During their latest episode of the VALUE: After Hours Podcast, Travis, Taylor, and Carlisle discuss SVB – A 1980s Style Bank Run With A Modern Twist. Here’s an excerpt from the episode:
Tobias: Do you guys understand what happened with Silicon Valley Bank? Jake’s going to tell us what a bank is and then Tim’s going to tell us what happened with Silicon Valley Bank. What’s a bank?
Jake: Well, in the most basic version of it, it’s an institution that takes money in usually on shorter-term basis, lends it on a longer-term basis, and collects the net interest margin difference between those two, and calls that earnings, and then grows from there.
Tobias: Are you not allowed to call it–? Why is it not earnings?
Jake: Oh, it’s earnings. I’m being a little glib.
Tobias: The little regional banks make a lot more of their money from loans than the big banks do. They’re much more dependent on loans. The big banks have lots of other lines of service. They make money lots of different ways. Little banks make money-
Jake: Yeah, wealth management.
Tobias: -mostly on loans. Yeah.
Tim: Yeah, that’s true. A lot of people underestimate the diversification of the larger banks. You see them do pretty well in just about any environment, when volatility is spiking. I’m sure that big investment banks are printing money with the volatility we’ve seen over the last week. Then obviously, you’re right. The regionals are more net interest income oriented. But, yeah, I’d be happy to start on the Silicon Valley Bank. Really a classic 1980s style bank run with a modern twist. If you look at their deposit base, the growth was extraordinary. I think it was like 81% last year. I could be wrong on that. It was up a lot the year before too. The depositors were predominantly venture capital funds, VC companies, and a lot of those are burning cash. And so, they’re needing access to funds for payroll and whatnot.

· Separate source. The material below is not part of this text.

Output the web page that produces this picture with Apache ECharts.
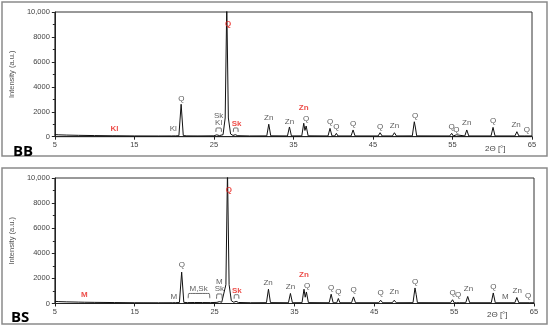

The management of Silicon Valley Bank, instead of understanding the sensitivity there, it seems like they invested in longer duration securities to benefit, and they did it. The timing was bad. They got so many deposits when interest rates were so low that they took way too much risk on that and didn’t hedge appropriately.
Tobias: Before you move on there– [crosstalk]
Jake: Yeah, sure.
Tobias: This is worth diving into because what they’ve done is they’ve stuck most of it into Treasuries right?
Tim: Treasuries. Yeah.
Jake: And mortgage-backed securities.
Tim: MBS.
Tobias: Okay.
Tim: Yeah.
Tobias: What’s hurt them though? Is it the Treasuries or the MBS that hurt them, or both? Potentially, I guess.
Tim: Oh, both. Both would trade at a– If you’re doing a mortgage at 2.15%, 2.5% on a 30 year per se, that mortgage would be trading at a pretty big discount right now. So, both of those hurt them. And we’ve seen that in most of the insurance companies and the banks. You’ve seen book values decline unless there’s something aberrational where they’re able to buy back stock at a discount or something like that. So, that part of it’s normal. But what really got Silicon Valley Bank was what seems almost a coordinated bank run. You have depositors, in this case, pretty large VC funds and companies, and they’re able to communicate and say, “Hey, we’re pulling our money out. Maybe you should too.” With technology nowadays– That can affect any bank, of course, but especially Silicon Valley Bank, it seems almost like it was a coordinated bank run. [crosstalk]
Tobias: To what end? To make a short payoff?
Tim: That’s a good question. Realistically, that’s a question that should being asked. So, I’d be curious who’s buying credit default swaps on that bank and other banks, or buying puts or shorting the stocks, because it seems a lot like a coordinated bank run. I don’t know what would have prompted that so fast. I have no interest in Silicon Valley Bank. I’ve never used them. I’ve never owned the stock, neither with the other ones, the signature or silver gate. [crosstalk] Yeah, but bank runs just like Jake was saying, anyone would be susceptible to a bank run. I think that people need to focus on what prompted that in the first place.